==== INFORMATION SUPPLIED ====

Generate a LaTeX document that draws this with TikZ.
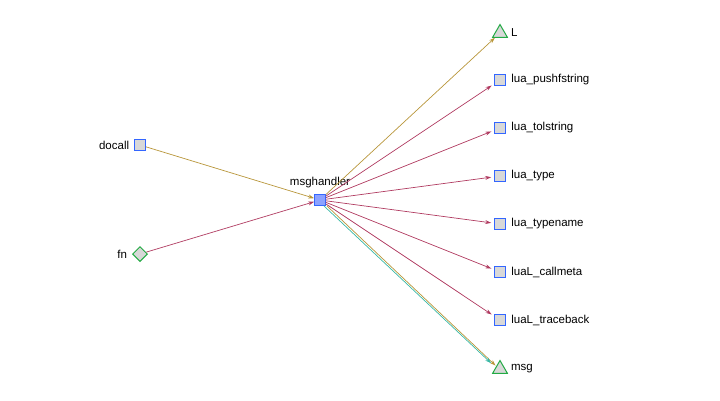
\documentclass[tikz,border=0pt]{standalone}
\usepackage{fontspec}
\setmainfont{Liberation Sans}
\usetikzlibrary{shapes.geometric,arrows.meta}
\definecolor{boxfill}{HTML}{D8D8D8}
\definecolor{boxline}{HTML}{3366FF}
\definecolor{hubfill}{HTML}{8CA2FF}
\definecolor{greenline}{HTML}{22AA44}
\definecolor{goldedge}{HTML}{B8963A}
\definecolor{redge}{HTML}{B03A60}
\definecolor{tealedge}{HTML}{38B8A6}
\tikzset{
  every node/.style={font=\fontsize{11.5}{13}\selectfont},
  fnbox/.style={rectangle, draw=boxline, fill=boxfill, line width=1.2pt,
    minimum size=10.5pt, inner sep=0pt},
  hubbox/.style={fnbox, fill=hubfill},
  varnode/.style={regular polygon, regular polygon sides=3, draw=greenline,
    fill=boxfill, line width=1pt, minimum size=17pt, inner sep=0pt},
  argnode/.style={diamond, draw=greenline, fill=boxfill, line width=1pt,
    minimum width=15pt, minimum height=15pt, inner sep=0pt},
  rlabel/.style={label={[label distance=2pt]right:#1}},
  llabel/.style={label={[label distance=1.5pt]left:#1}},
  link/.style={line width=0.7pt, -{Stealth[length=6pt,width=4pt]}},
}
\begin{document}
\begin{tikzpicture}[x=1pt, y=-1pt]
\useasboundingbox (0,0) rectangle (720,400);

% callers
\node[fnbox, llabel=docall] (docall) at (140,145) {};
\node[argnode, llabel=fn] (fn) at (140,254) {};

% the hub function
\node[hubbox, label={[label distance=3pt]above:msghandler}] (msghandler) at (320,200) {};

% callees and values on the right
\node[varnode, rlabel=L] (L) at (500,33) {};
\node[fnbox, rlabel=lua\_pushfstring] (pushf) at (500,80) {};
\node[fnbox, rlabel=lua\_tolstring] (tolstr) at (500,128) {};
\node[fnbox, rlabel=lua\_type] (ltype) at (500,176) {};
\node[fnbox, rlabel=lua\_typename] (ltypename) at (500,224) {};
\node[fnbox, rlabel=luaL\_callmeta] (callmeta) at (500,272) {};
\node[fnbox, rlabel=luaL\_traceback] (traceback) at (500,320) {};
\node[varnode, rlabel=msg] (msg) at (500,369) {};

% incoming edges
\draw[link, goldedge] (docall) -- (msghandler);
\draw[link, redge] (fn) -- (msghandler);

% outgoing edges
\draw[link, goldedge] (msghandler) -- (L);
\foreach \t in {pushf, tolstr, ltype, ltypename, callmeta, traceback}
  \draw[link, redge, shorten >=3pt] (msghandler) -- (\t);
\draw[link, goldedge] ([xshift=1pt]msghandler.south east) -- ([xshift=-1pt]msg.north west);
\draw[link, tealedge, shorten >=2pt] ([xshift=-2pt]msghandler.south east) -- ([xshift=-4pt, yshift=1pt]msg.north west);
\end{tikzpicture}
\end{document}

====

- _INSTRUCTIONS FOR THE TASK_
Print, exactly as written, the lines above from the first one to the one containing "(0,0) rectangle (720,400);". Leave out pictures.

- _FULL ANSWER_
Generate a LaTeX document that draws this with TikZ.
\documentclass[tikz,border=0pt]{standalone}
\usepackage{fontspec}
\setmainfont{Liberation Sans}
\usetikzlibrary{shapes.geometric,arrows.meta}
\definecolor{boxfill}{HTML}{D8D8D8}
\definecolor{boxline}{HTML}{3366FF}
\definecolor{hubfill}{HTML}{8CA2FF}
\definecolor{greenline}{HTML}{22AA44}
\definecolor{goldedge}{HTML}{B8963A}
\definecolor{redge}{HTML}{B03A60}
\definecolor{tealedge}{HTML}{38B8A6}
\tikzset{
  every node/.style={font=\fontsize{11.5}{13}\selectfont},
  fnbox/.style={rectangle, draw=boxline, fill=boxfill, line width=1.2pt,
    minimum size=10.5pt, inner sep=0pt},
  hubbox/.style={fnbox, fill=hubfill},
  varnode/.style={regular polygon, regular polygon sides=3, draw=greenline,
    fill=boxfill, line width=1pt, minimum size=17pt, inner sep=0pt},
  argnode/.style={diamond, draw=greenline, fill=boxfill, line width=1pt,
    minimum width=15pt, minimum height=15pt, inner sep=0pt},
  rlabel/.style={label={[label distance=2pt]right:#1}},
  llabel/.style={label={[label distance=1.5pt]left:#1}},
  link/.style={line width=0.7pt, -{Stealth[length=6pt,width=4pt]}},
}
\begin{document}
\begin{tikzpicture}[x=1pt, y=-1pt]
\useasboundingbox (0,0) rectangle (720,400);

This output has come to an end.